### AIM:
Search the material for the word "this" and report each line where it turns up.

### DATA SECTION:
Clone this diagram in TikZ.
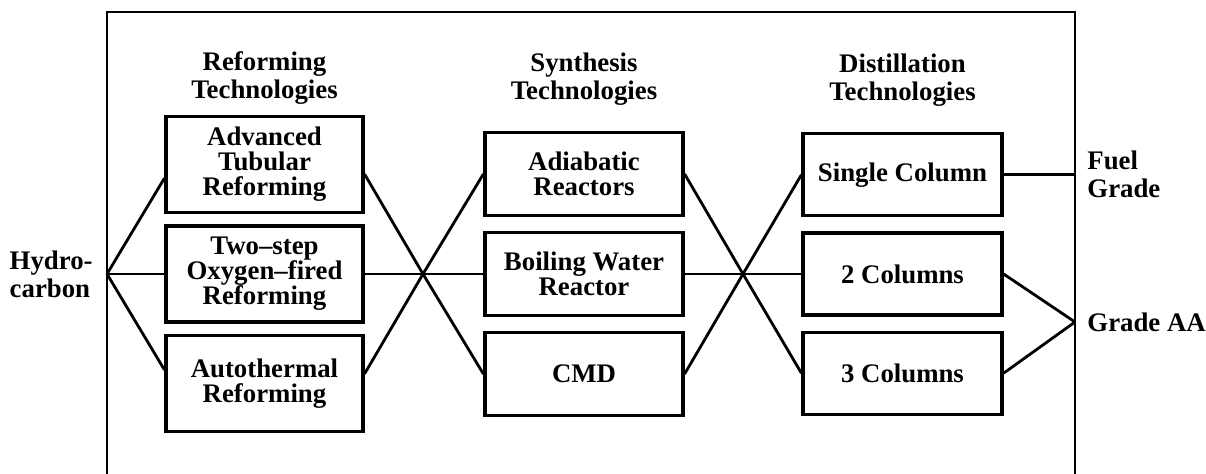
* * *
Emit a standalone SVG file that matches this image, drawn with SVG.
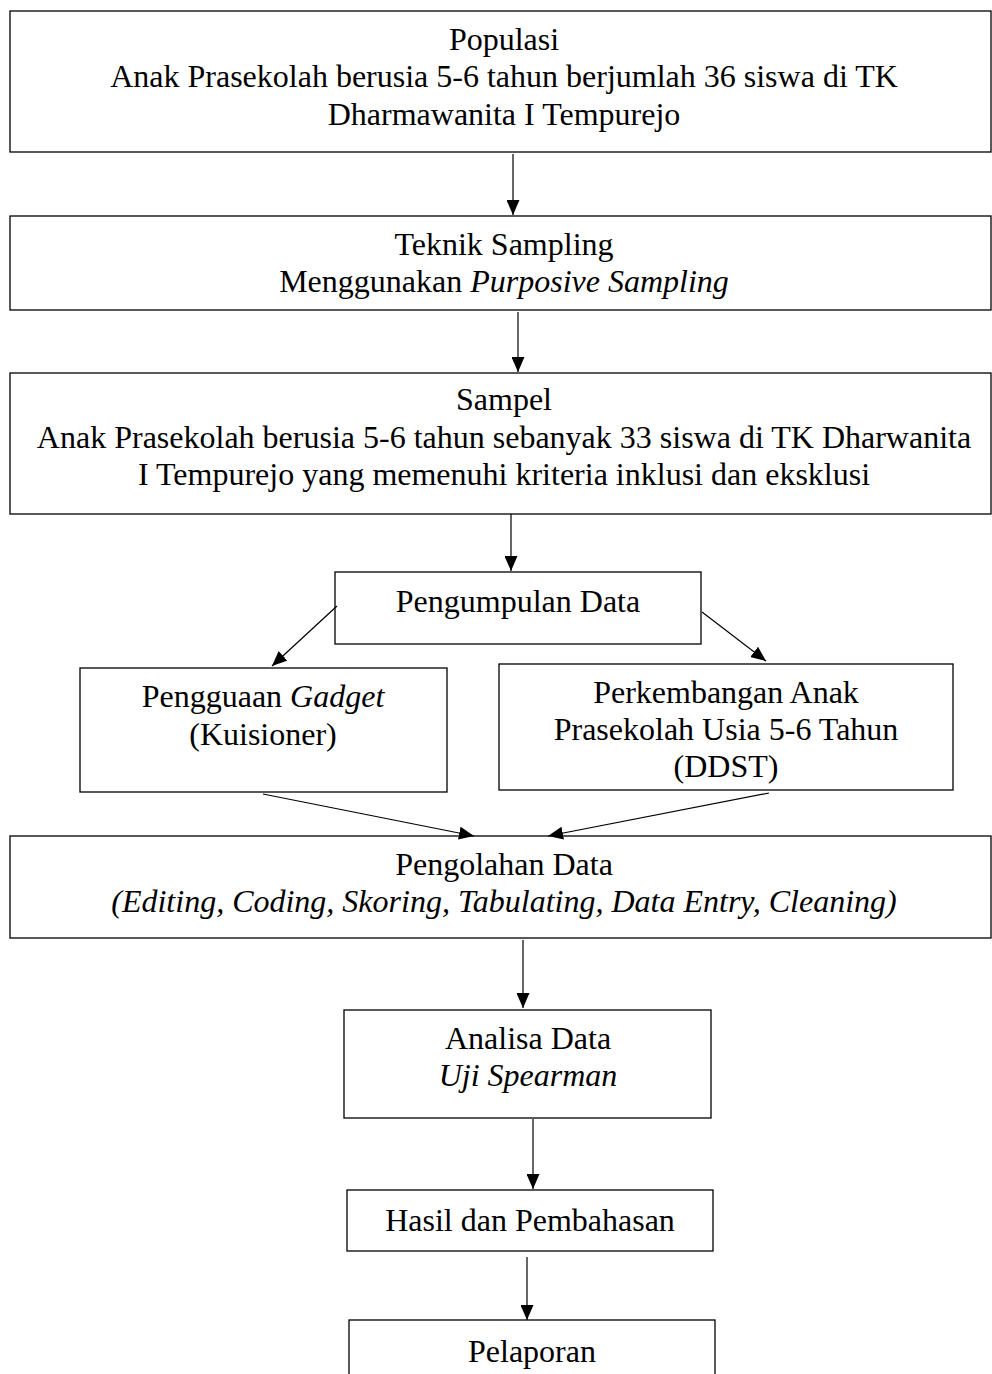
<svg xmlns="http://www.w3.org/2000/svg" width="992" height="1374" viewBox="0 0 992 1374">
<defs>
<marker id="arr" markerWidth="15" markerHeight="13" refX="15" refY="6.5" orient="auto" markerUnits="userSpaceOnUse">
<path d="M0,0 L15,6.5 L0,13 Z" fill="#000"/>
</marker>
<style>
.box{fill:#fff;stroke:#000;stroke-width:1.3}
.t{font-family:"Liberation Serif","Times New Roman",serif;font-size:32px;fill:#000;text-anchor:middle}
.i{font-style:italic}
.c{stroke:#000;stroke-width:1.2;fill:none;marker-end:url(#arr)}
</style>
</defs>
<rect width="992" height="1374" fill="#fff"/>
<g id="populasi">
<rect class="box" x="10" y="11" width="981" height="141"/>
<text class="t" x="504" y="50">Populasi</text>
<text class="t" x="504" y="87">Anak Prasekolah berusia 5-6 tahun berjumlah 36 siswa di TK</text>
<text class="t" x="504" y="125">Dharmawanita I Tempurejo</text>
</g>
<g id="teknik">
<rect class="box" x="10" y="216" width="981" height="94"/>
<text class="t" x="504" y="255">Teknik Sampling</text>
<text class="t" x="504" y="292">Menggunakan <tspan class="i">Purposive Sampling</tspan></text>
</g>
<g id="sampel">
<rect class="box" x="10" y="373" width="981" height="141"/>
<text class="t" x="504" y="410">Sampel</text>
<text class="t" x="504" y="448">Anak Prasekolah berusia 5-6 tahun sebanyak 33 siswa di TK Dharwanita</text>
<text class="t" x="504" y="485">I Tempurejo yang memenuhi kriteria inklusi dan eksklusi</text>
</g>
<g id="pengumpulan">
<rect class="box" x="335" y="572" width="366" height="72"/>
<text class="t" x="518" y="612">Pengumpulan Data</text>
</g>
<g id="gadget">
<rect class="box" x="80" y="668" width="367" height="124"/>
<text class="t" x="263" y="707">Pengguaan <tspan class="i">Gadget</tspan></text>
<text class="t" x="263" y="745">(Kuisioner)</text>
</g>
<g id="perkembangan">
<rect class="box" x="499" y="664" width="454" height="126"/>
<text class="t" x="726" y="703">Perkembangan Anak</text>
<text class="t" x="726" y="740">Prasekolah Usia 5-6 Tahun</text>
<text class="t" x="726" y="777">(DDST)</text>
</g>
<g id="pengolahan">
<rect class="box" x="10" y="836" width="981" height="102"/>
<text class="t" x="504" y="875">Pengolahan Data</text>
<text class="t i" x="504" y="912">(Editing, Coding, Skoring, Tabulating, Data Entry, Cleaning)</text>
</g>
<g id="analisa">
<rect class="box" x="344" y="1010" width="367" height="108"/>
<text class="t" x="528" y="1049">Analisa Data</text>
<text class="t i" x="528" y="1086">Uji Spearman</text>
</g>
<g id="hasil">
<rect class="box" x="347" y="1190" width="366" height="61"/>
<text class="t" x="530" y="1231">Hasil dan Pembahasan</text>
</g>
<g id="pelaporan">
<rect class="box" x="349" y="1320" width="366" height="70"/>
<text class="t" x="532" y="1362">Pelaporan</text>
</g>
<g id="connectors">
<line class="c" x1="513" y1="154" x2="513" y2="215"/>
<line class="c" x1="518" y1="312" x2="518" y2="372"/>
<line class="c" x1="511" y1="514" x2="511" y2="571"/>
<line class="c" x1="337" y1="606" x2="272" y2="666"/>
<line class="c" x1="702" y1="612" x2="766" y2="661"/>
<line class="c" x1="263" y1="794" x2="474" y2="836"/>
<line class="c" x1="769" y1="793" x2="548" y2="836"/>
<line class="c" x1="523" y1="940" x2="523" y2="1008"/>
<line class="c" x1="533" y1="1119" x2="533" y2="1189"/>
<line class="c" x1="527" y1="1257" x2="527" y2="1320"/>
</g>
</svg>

### THE RESULT:
Clone this diagram in TikZ.
Emit a standalone SVG file that matches this image, drawn with SVG.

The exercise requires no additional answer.